Found on Newspapers.com

Grand opening ad in the photo section.

Joe Vogel
Joe Vogel on May 27, 2014 at 5:05 pm

Robert Kirk Headley’s Motion Picture Exhibition in Baltimore : An Illustrated History and Directory of Theaters, 1895-2004 says that Alfred Lowther Forrest was both the original architect of the Victoria Theatre in 1908 and the architect for its rebuilding in 1922.

Joe Vogel
Joe Vogel on May 27, 2014 at 5:00 pm

The January 8, 1910, issue of The Moving Picture World featured this brief article about the Victoria Theatre:


“From an artistic standpoint the Victoria Theater is one of the handsomest theaters in the country. There are two floors — main floor and balcony — filled with comfortable chairs and eight beautifully decorated boxes. It is of unusually solid construction and elaborately adorned both inside and out. On the top of the building sits an enormous plaster figure that easily attracts the glance of the passerby. The auditorium and stage are fitted up with many modern conveniences. The decorations of both exterior and interior are handsome, the scheme being terra-cotta and dark green. Much additional beauty is procured by the lavish use of hundreds of electric lights. The house was designed by A. Lowther Forrest, architect. It is very commodious, having a seating capacity of 1,500, and is equipped with an unusually large stage.

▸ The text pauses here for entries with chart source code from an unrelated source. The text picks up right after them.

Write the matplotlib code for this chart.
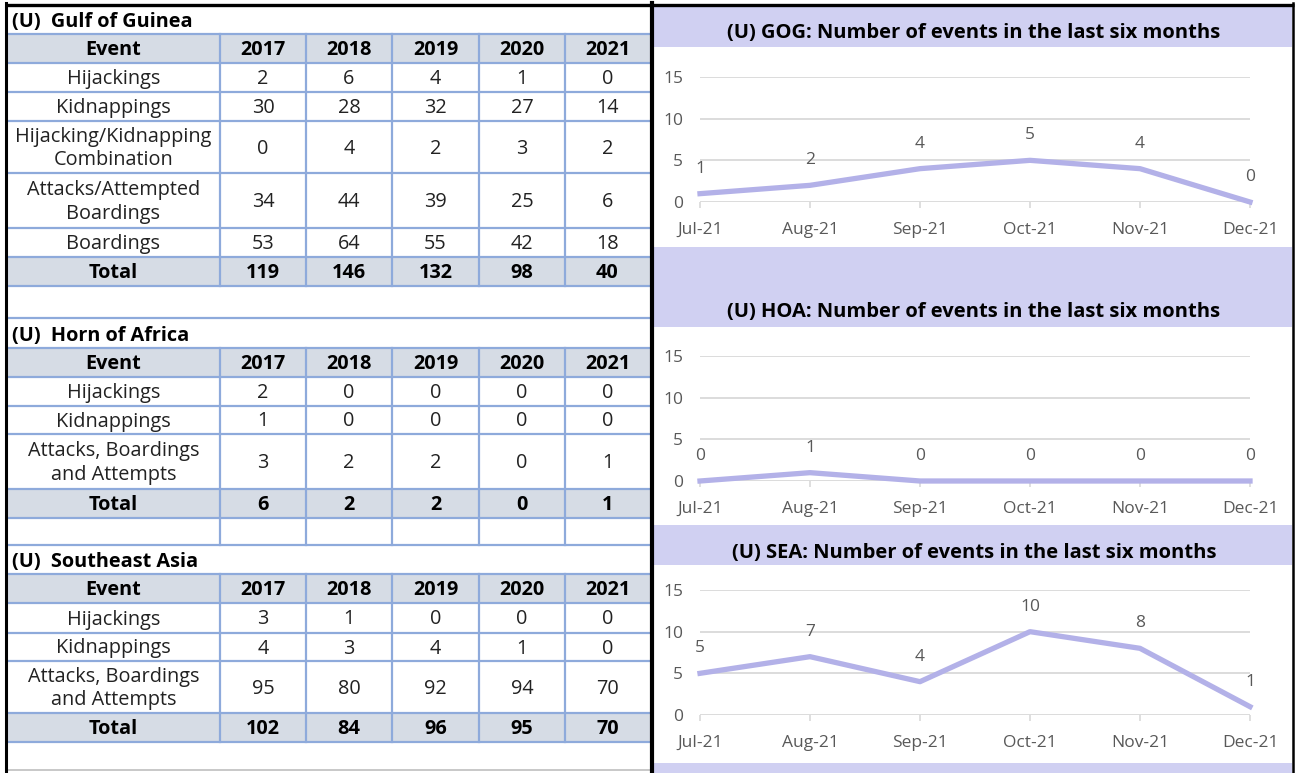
import numpy as np
import matplotlib
matplotlib.use('Agg')
import matplotlib.pyplot as plt
from matplotlib.patches import Rectangle

plt.rcParams['font.family'] = ['Open Sans', 'DejaVu Sans']

# ---- data ----
years = ['2017', '2018', '2019', '2020', '2021']

gog_events = ['Hijackings', 'Kidnappings', 'Hijacking/Kidnapping\nCombination',
              'Attacks/Attempted\nBoardings', 'Boardings']
gog_values = [[2, 6, 4, 1, 0], [30, 28, 32, 27, 14], [0, 4, 2, 3, 2],
              [34, 44, 39, 25, 6], [53, 64, 55, 42, 18]]
gog_total = [119, 146, 132, 98, 40]

hoa_events = ['Hijackings', 'Kidnappings', 'Attacks, Boardings\nand Attempts']
hoa_values = [[2, 0, 0, 0, 0], [1, 0, 0, 0, 0], [3, 2, 2, 0, 1]]
hoa_total = [6, 2, 2, 0, 1]

sea_events = ['Hijackings', 'Kidnappings', 'Attacks, Boardings\nand Attempts']
sea_values = [[3, 1, 0, 0, 0], [4, 3, 4, 1, 0], [95, 80, 92, 94, 70]]
sea_total = [102, 84, 96, 95, 70]

months = ['Jul-21', 'Aug-21', 'Sep-21', 'Oct-21', 'Nov-21', 'Dec-21']
gog_monthly = [1, 2, 4, 5, 4, 0]
hoa_monthly = [0, 1, 0, 0, 0, 0]
sea_monthly = [5, 7, 4, 10, 8, 1]

# ---- style ----
W, H = 1296, 773
BLUE = '#8EAADB'
HEAD = '#D6DCE5'
LAV = '#D0D0F2'
LINE = '#B3B1E8'
GRID = '#D9D9D9'
TXT = '#595959'
FS = 14.3

fig = plt.figure(figsize=(W / 100, H / 100), dpi=100)
bg = fig.add_axes([0, 0, 1, 1])
bg.set_xlim(0, W)
bg.set_ylim(H, 0)
bg.axis('off')

cols = [7, 220, 306, 392, 479, 565, 650]


def hline(y, x0=7, x1=650, color=BLUE, lw=1.6):
    bg.plot([x0, x1], [y, y], color=color, lw=lw, solid_capstyle='butt')


def draw_table(title, events, values, totals, edges, extra=None):
    # edges: title top, header top, header bottom, row bottoms..., total bottom
    t0, h0, h1 = edges[0], edges[1], edges[2]
    bot = edges[-1]
    bg.add_patch(Rectangle((7, h0), 643, h1 - h0, color=HEAD, lw=0))
    bg.add_patch(Rectangle((7, edges[-2]), 643, bot - edges[-2], color=HEAD, lw=0))
    bg.text(12, (t0 + h0) / 2 + 2.5, title, fontsize=FS, fontweight='bold',
            ha='left', va='center', color='black')
    for y in edges[1:]:
        hline(y)
    vb = extra if extra else bot
    for x in cols[1:-1]:
        bg.plot([x, x], [h0, vb], color=BLUE, lw=1.6)
    if extra:
        hline(extra)
    # header
    yc = (h0 + h1) / 2 + 1.5
    bg.text((cols[0] + cols[1]) / 2, yc, 'Event', fontsize=FS, fontweight='bold',
            ha='center', va='center')
    for j, yr in enumerate(years):
        bg.text((cols[j + 1] + cols[j + 2]) / 2, yc, yr, fontsize=FS,
                fontweight='bold', ha='center', va='center')
    # body
    for i, ev in enumerate(events):
        yc = (edges[2 + i] + edges[3 + i]) / 2 + 1.5
        bg.text((cols[0] + cols[1]) / 2, yc, ev, fontsize=FS, ha='center',
                va='center', linespacing=1.25, color='#222222')
        for j, v in enumerate(values[i]):
            bg.text((cols[j + 1] + cols[j + 2]) / 2, yc, str(v), fontsize=FS,
                    ha='center', va='center', color='#222222')
    yc = (edges[-2] + bot) / 2 + 1.5
    bg.text((cols[0] + cols[1]) / 2, yc, 'Total', fontsize=FS, fontweight='bold',
            ha='center', va='center')
    for j, v in enumerate(totals):
        bg.text((cols[j + 1] + cols[j + 2]) / 2, yc, str(v), fontsize=FS,
                fontweight='bold', ha='center', va='center')


draw_table('(U)  Gulf of Guinea', gog_events, gog_values, gog_total,
           [6, 34, 63, 92, 121, 173, 228, 257, 286])
hline(318)
draw_table('(U)  Horn of Africa', hoa_events, hoa_values, hoa_total,
           [318, 348, 377, 406, 434, 489, 518], extra=545)
draw_table('(U)  Southeast Asia', sea_events, sea_values, sea_total,
           [545, 574, 603, 633, 661, 713, 742])
hline(770, color='#BFBFBF', lw=1.2)

# ---- right panel bands ----
for y0, y1 in [(6, 47), (247, 327), (525, 565), (763, 773)]:
    bg.add_patch(Rectangle((654, y0), 638, y1 - y0, color=LAV, lw=0))

titles = ['(U) GOG: Number of events in the last six months',
          '(U) HOA: Number of events in the last six months',
          '(U) SEA: Number of events in the last six months']
for t, y in zip(titles, [33, 312, 553]):
    bg.text(974, y, t, fontsize=14.5, fontweight='bold', ha='center', va='center')

# black frame
bg.plot([5, 1294], [4.5, 4.5], color='black', lw=2.4, solid_capstyle='butt')
bg.plot([6, 6], [3, H], color='black', lw=2.2)
bg.plot([652, 652], [3, H], color='black', lw=3)
bg.plot([1293, 1293], [3, H], color='black', lw=1.8)

# ---- line charts ----
for vals, zero_y in [(gog_monthly, 202), (hoa_monthly, 481), (sea_monthly, 715)]:
    ax = fig.add_axes([700 / W, (H - zero_y) / H, 550 / W, 125 / H])
    x = np.arange(len(months))
    ax.plot(x, vals, color=LINE, lw=3.8, clip_on=False, zorder=3,
            solid_joinstyle='round')
    for i, v in enumerate(vals):
        ax.annotate(str(v), (i, v), xytext=(0, 18), textcoords='offset points',
                    ha='center', va='center', fontsize=12.5, color=TXT)
    ax.set_xlim(0, 5)
    ax.set_ylim(0, 15)
    ax.set_yticks([0, 5, 10, 15])
    ax.set_xticks(x)
    ax.set_xticklabels(months)
    ax.yaxis.grid(True, color=GRID, lw=1.3)
    ax.set_axisbelow(True)
    for s in ax.spines.values():
        s.set_visible(False)
    ax.tick_params(axis='y', length=0, pad=12, labelsize=12.5, labelcolor=TXT)
    ax.tick_params(axis='x', length=4, width=1.2, color=GRID, pad=10.5,
                   labelsize=12.5, labelcolor=TXT)
    ax.patch.set_alpha(0)

plt.savefig('out.png', dpi=100)
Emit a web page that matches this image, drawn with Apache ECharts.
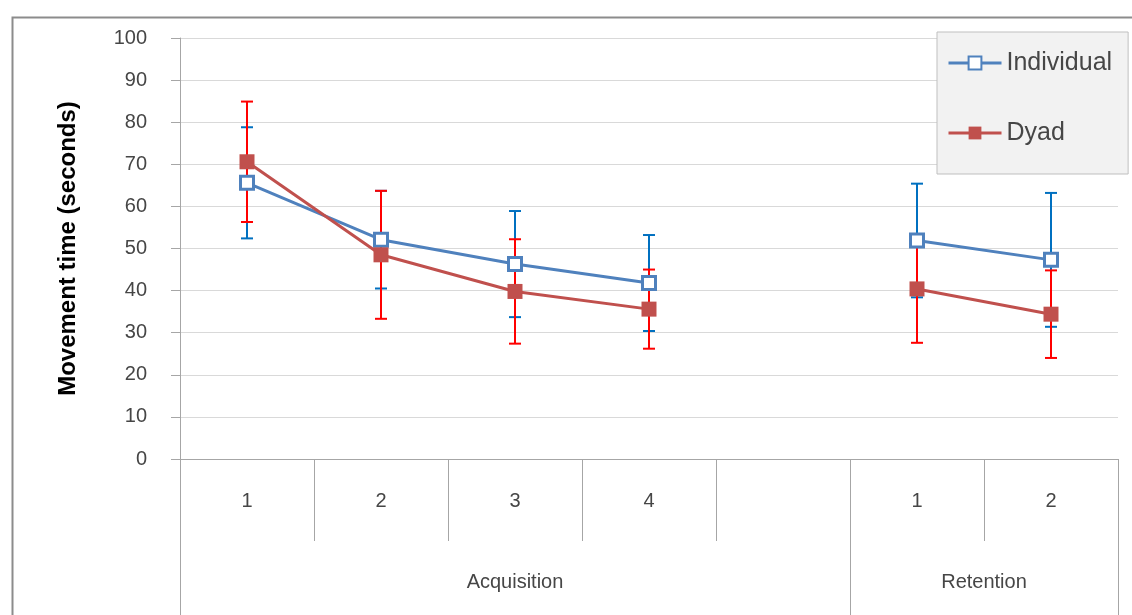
<!DOCTYPE html>
<html>
<head>
<meta charset="utf-8">
<script src="https://cdn.jsdelivr.net/npm/echarts@6/dist/echarts.min.js"></script>
<style>
html,body{margin:0;padding:0;background:#fff;}
#chart{width:1132px;height:615px;}
</style>
</head>
<body>
<div id="chart"></div>
<script>
// ---- data ----
const categories = ['1', '2', '3', '4', '', '1', '2'];
const groupLabels = ['Acquisition', 'Retention'];
const groupSizes = [5, 2];
const seriesNames = ['Individual', 'Dyad'];
const individualMean = [65.6, 52.1, 46.3, 41.8, null, 51.9, 47.3];
const individualErr  = [13.2, 11.6, 12.6, 11.4, null, 13.5, 15.9];
const dyadMean = [70.6, 48.5, 39.8, 35.6, null, 40.4, 34.4];
const dyadErr  = [14.3, 15.2, 12.4, 9.4, null, 12.8, 10.4];
const yTicks = { min: 0, max: 100, interval: 10 };
const yTitle = 'Movement time (seconds)';

// ---- build group axis (half-category positions) ----
const nCat = categories.length;
const groupAxisData = new Array(nCat * 2 + 1).fill('');
const groupTickIdx = [0];
const groupLabelIdx = [];
let acc = 0;
groupSizes.forEach((s, g) => {
  groupAxisData[acc * 2 + s] = groupLabels[g];
  groupLabelIdx.push(acc * 2 + s);
  acc += s;
  groupTickIdx.push(acc * 2);
});

const FONT = '"Liberation Sans", Arial, sans-serif';
const textColor = '#464646';
const axisColor = '#A6A6A6';

function errData(mean, err) {
  const out = [];
  mean.forEach((m, i) => { if (m != null) out.push([i, m, err[i]]); });
  return out;
}
function errRender(color) {
  return function (params, api) {
    const x = api.value(0), m = api.value(1), e = api.value(2);
    const top = api.coord([x, m + e]);
    const bot = api.coord([x, m - e]);
    const hw = 6;
    const st = { stroke: color, lineWidth: 2 };
    return {
      type: 'group',
      children: [
        { type: 'line', shape: { x1: top[0], y1: top[1], x2: bot[0], y2: bot[1] }, style: st },
        { type: 'line', shape: { x1: top[0] - hw, y1: top[1], x2: top[0] + hw, y2: top[1] }, style: st },
        { type: 'line', shape: { x1: bot[0] - hw, y1: bot[1], x2: bot[0] + hw, y2: bot[1] }, style: st }
      ]
    };
  };
}

const chart = echarts.init(document.getElementById('chart'), null, { renderer: 'canvas' });
chart.setOption({
  animation: false,
  backgroundColor: '#fff',
  textStyle: { fontFamily: FONT },
  graphic: [{
    type: 'rect', left: 10, top: 15, z: -10,
    shape: { x: 0, y: 0, width: 1200, height: 700 },
    style: { fill: 'none', stroke: '#8C8C8C', lineWidth: 2 }
  }],
  grid: { left: 180, right: 14, top: 38, bottom: 156 },
  legend: {
    data: seriesNames,
    orient: 'vertical',
    left: 937, top: 32,
    padding: [17, 16, 27, 10],
    itemGap: 42,
    itemWidth: 53, itemHeight: 16,
    backgroundColor: '#F2F2F2',
    borderColor: '#BFBFBF', borderWidth: 1,
    lineStyle: { width: 3 },
    textStyle: { fontSize: 25, color: textColor, fontFamily: FONT, lineHeight: 28 }
  },
  xAxis: [{
    type: 'category',
    data: categories,
    boundaryGap: true,
    axisLine: { lineStyle: { color: axisColor, width: 1 } },
    axisTick: { show: true, interval: 0, length: 82, lineStyle: { color: axisColor } },
    axisLabel: { interval: 0, margin: 32, fontSize: 20, color: textColor, fontFamily: FONT },
    splitLine: { show: false }
  }, {
    type: 'category',
    data: groupAxisData,
    boundaryGap: false,
    position: 'bottom',
    axisLine: { show: false },
    axisTick: { show: true, length: 156, interval: (i) => groupTickIdx.indexOf(i) >= 0, lineStyle: { color: axisColor } },
    axisLabel: { interval: (i) => groupLabelIdx.indexOf(i) >= 0, margin: 113, fontSize: 20, color: textColor, fontFamily: FONT },
    splitLine: { show: false }
  }],
  yAxis: {
    type: 'value',
    min: yTicks.min, max: yTicks.max, interval: yTicks.interval,
    name: yTitle,
    nameLocation: 'middle',
    nameRotate: 90,
    nameGap: 100,
    nameTextStyle: { fontSize: 24, fontWeight: 'bold', color: '#000', fontFamily: FONT },
    axisLine: { show: true, lineStyle: { color: axisColor } },
    axisTick: { show: true, length: 9, lineStyle: { color: axisColor } },
    axisLabel: { margin: 33, fontSize: 20, color: textColor, fontFamily: FONT },
    splitLine: { lineStyle: { color: '#D9D9D9', width: 1 } }
  },
  series: [{
    name: 'Individual error',
    type: 'custom',
    xAxisIndex: 0,
    renderItem: errRender('#0070C0'),
    data: errData(individualMean, individualErr),
    z: 2
  }, {
    name: 'Dyad error',
    type: 'custom',
    xAxisIndex: 0,
    renderItem: errRender('#FF0000'),
    data: errData(dyadMean, dyadErr),
    z: 2
  }, {
    name: seriesNames[0],
    type: 'line',
    xAxisIndex: 0,
    data: individualMean.map(v => v == null ? '-' : v),
    symbol: 'rect', symbolSize: 13,
    lineStyle: { color: '#4F81BD', width: 3 },
    itemStyle: { color: '#FFFFFF', borderColor: '#4F81BD', borderWidth: 3 },
    z: 3
  }, {
    name: seriesNames[1],
    type: 'line',
    xAxisIndex: 0,
    data: dyadMean.map(v => v == null ? '-' : v),
    symbol: 'rect', symbolSize: 15,
    lineStyle: { color: '#C0504D', width: 3 },
    itemStyle: { color: '#C0504D', borderColor: '#C0504D', borderWidth: 0 },
    z: 4
  }]
});
</script>
</body>
</html>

Mass & Co. were the builders and Henry L. Arntz was the decorator.”

London-born architect Alfred Lowther Forrest (1861-1951) designed more than a dozen theaters, most of them in Baltimore.

spectrum on November 14, 2010 at 8:35 pm

The lobby portion of the building stands but the auditorium was demolished for “what else?” – a parking lot some years ago.